However, the folllowing code works well on CUDA 2.2. So, if I write kernels like this – Does it mean, I am in un-supported land?
#include <stdio.h>
class base
{
protected:
int data[100]; /* __device__ qualification FAILS for data members of a class */
public:
__device__ __host__ int store(int i, int d)
{
if (i<100)
{
data[i] = d;
}
return 0;
}
};
/*
* __device__ and __host__ qualifiers work only for FUNCTIONS.
*
* Using it in front of "class" specifier does NOT work.
*
* To use a C++ object in kernel, one needs to use the __device__ in front of all functions
* in that class.
* The data-members dont need any qualification. Compiler errors otherwise.
* The data-members reside in the same space where the object is declared.
*/
class sample : public base
{
public:
__device__ sample()
{
for(int i=0; i<100; i++)
data[i] = i;
}
__device__ __host__ int fetch(int i)
{
return data[i];
}
};
__global__ void mykernel(float *result)
{
__shared__ sample d; /* data[100] private member occupies SHARED MEMORY space */
int sum = 0;
for(int i=0; i<100; i++)
sum += d.fetch(i);
*result = sum;
d.store(0, sum);
}
int main(void)
{
void *result;
float data;
cudaMalloc(&result, sizeof(float));
mykernel <<< 1, 1>>> ((float*)result);
cudaThreadSynchronize();
cudaMemcpy(&data, result, sizeof(float), cudaMemcpyDeviceToHost);
printf("%f\n", data);
return 0;
}
In practice, simple classes with public/private data and methods work fine.
It’s pointers that are the sticking point, that rules out pretty much any C++ library, virtual inheritance, etc.
But I’ve found that simple classes are enough for a lot of nice techniques… especially when used as functors with templates. I even use template metaprogramming a lot in CUDA for a PRNG.
There’s a small gotcha where device emulation mode doesn’t like private data or methods. That’s likely a bug, I haven’t tested it since CUDA 2.0. Workaround is to just do simple things like:
#ifndef __DEVICE_EMULATION__
private:
#endif
Study all of Mark Harris’s code like the scan examples and CUDPP. He’s really good at using templates to generalize and parameterize kernels. I learned a lot from him (and it’s not even GPU-specific)
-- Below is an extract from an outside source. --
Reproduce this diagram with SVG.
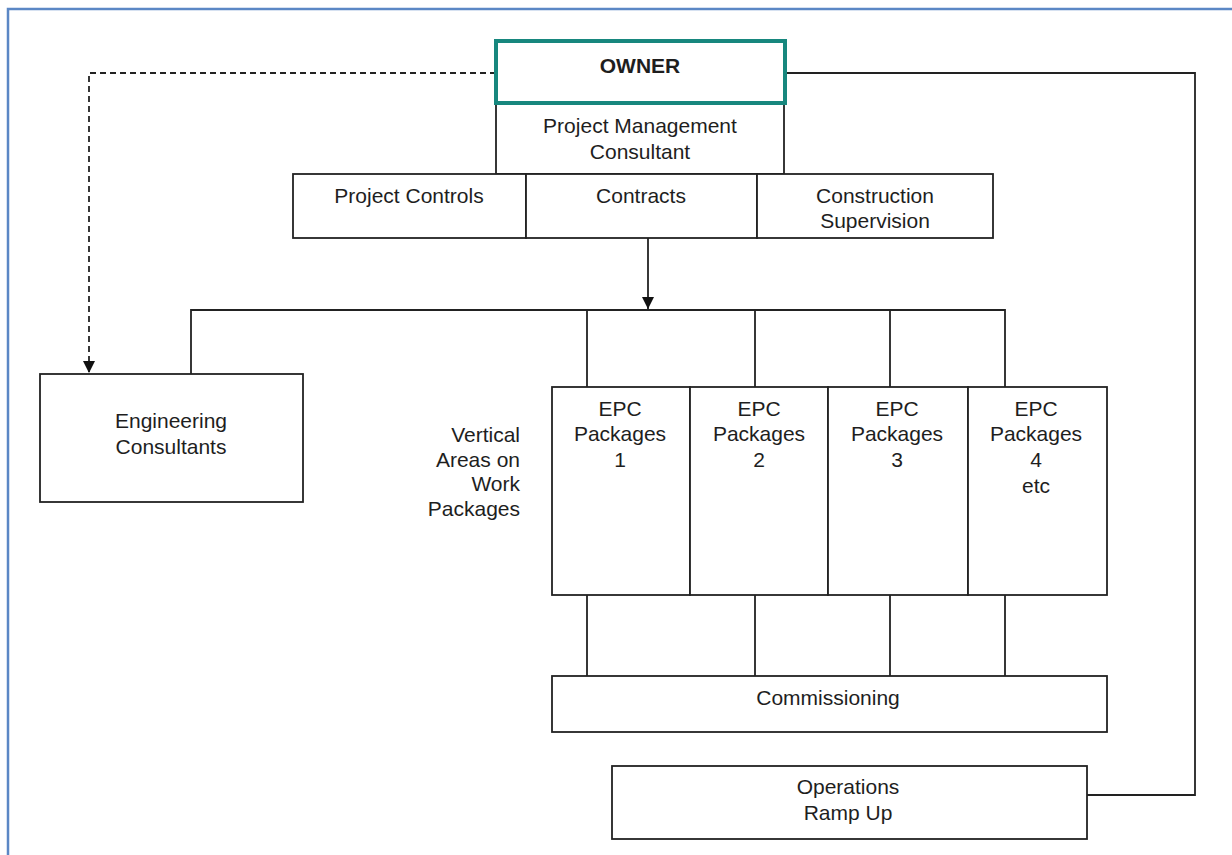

@sarnath, that class fails with the int data[100] because you’re then effectively asking for dynamic device memory allocation, and that just aint gonna happen. This is true even if it were going to be local memory.
This is where memory becomes a gotcha… when the fundamentals become invalid, it just affects everything.
Maybe a workaround is to statically allocate the local memory yourself then pass it to your class in the constructor. That’s ugly too but is likely to work.